◆ **Stated exercise**:
Repeat the lines below exactly as they appear, but leave out the images.

◆ **Collected data**:
---+---
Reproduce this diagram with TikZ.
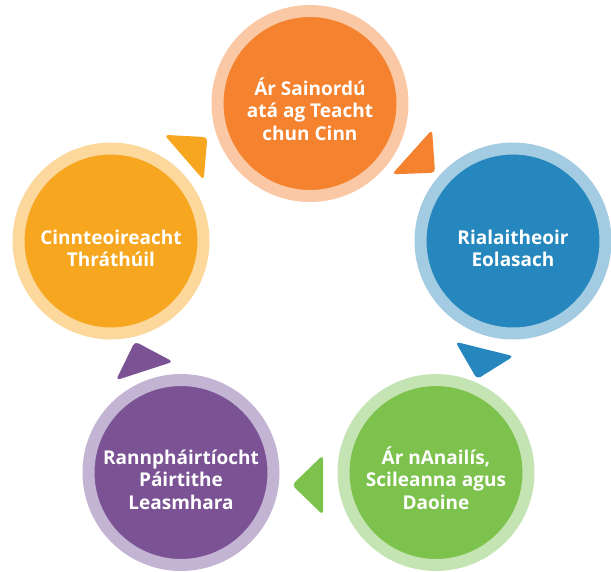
\documentclass[tikz,border=0pt]{standalone}
\usepackage{fontspec}
\setmainfont{Open Sans}
\definecolor{orangeDark}{HTML}{F4822F}
\definecolor{orangeLight}{HTML}{FAC8A4}
\definecolor{blueDark}{HTML}{2587BD}
\definecolor{blueLight}{HTML}{A3CBE1}
\definecolor{greenDark}{HTML}{7CC24D}
\definecolor{greenLight}{HTML}{C5E4B4}
\definecolor{purpleDark}{HTML}{7B5395}
\definecolor{purpleLight}{HTML}{C4B4D3}
\definecolor{yellowDark}{HTML}{F7A71F}
\definecolor{yellowLight}{HTML}{FCD89C}
\newcommand{\stagestrut}{\rule{0pt}{29pt}}
\begin{document}
\begin{tikzpicture}[x=1pt, y=-1pt,
        stage/.style={circle, minimum size=185pt, line width=12pt, inner sep=0pt,
            text=white, align=center, font=\bfseries\fontsize{19}{22.5}\selectfont}]
            \useasboundingbox (0,0) rectangle (611,571);
            % Stages
            \node[stage, fill=orangeDark, draw=orangeLight] (sainordu) at (310,103.5) {\stagestrut Ár Sainordú\\atá ag Teacht\\chun Cinn};
            \node[stage, fill=blueDark, draw=blueLight] (rialaitheoir) at (513,241) {\stagestrut Rialaitheoir\\Eolasach};
            \node[stage, fill=greenDark, draw=greenLight] (anailis) at (436,472.5) {\stagestrut Ár nAnailís,\\Scileanna agus\\Daoine};
            \node[stage, fill=purpleDark, draw=purpleLight] (rannphairt) at (181,472.5) {\stagestrut Rannpháirtíocht\\Páirtithe\\Leasmhara};
            \node[stage, fill=yellowDark, draw=yellowLight] (cinnteoir) at (111,241) {\stagestrut Cinnteoireacht\\Thráthúil};
            % Arrows
            \foreach \x/\y/\a/\c in {412/152/-42/orangeDark, 484.5/349/-104/blueDark, 323/485/180/greenDark, 144.5/371/108/purpleDark, 184/157.5/41/yellowDark} {
                \fill[\c, rounded corners=4pt, shift={(\x,\y)}, rotate=\a] (31,0) -- (0,30) -- (0,-30) -- cycle;
            }
        \end{tikzpicture}
\end{document}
---+---
◆ **Full response**:
Reproduce this diagram with TikZ.
\documentclass[tikz,border=0pt]{standalone}
\usepackage{fontspec}
\setmainfont{Open Sans}
\definecolor{orangeDark}{HTML}{F4822F}
\definecolor{orangeLight}{HTML}{FAC8A4}
\definecolor{blueDark}{HTML}{2587BD}
\definecolor{blueLight}{HTML}{A3CBE1}
\definecolor{greenDark}{HTML}{7CC24D}
\definecolor{greenLight}{HTML}{C5E4B4}
\definecolor{purpleDark}{HTML}{7B5395}
\definecolor{purpleLight}{HTML}{C4B4D3}
\definecolor{yellowDark}{HTML}{F7A71F}
\definecolor{yellowLight}{HTML}{FCD89C}
\newcommand{\stagestrut}{\rule{0pt}{29pt}}
\begin{document}
\begin{tikzpicture}[x=1pt, y=-1pt,
        stage/.style={circle, minimum size=185pt, line width=12pt, inner sep=0pt,
            text=white, align=center, font=\bfseries\fontsize{19}{22.5}\selectfont}]
            \useasboundingbox (0,0) rectangle (611,571);
            % Stages
            \node[stage, fill=orangeDark, draw=orangeLight] (sainordu) at (310,103.5) {\stagestrut Ár Sainordú\\atá ag Teacht\\chun Cinn};
            \node[stage, fill=blueDark, draw=blueLight] (rialaitheoir) at (513,241) {\stagestrut Rialaitheoir\\Eolasach};
            \node[stage, fill=greenDark, draw=greenLight] (anailis) at (436,472.5) {\stagestrut Ár nAnailís,\\Scileanna agus\\Daoine};
            \node[stage, fill=purpleDark, draw=purpleLight] (rannphairt) at (181,472.5) {\stagestrut Rannpháirtíocht\\Páirtithe\\Leasmhara};
            \node[stage, fill=yellowDark, draw=yellowLight] (cinnteoir) at (111,241) {\stagestrut Cinnteoireacht\\Thráthúil};
            % Arrows
            \foreach \x/\y/\a/\c in {412/152/-42/orangeDark, 484.5/349/-104/blueDark, 323/485/180/greenDark, 144.5/371/108/purpleDark, 184/157.5/41/yellowDark} {
                \fill[\c, rounded corners=4pt, shift={(\x,\y)}, rotate=\a] (31,0) -- (0,30) -- (0,-30) -- cycle;
            }
        \end{tikzpicture}
\end{document}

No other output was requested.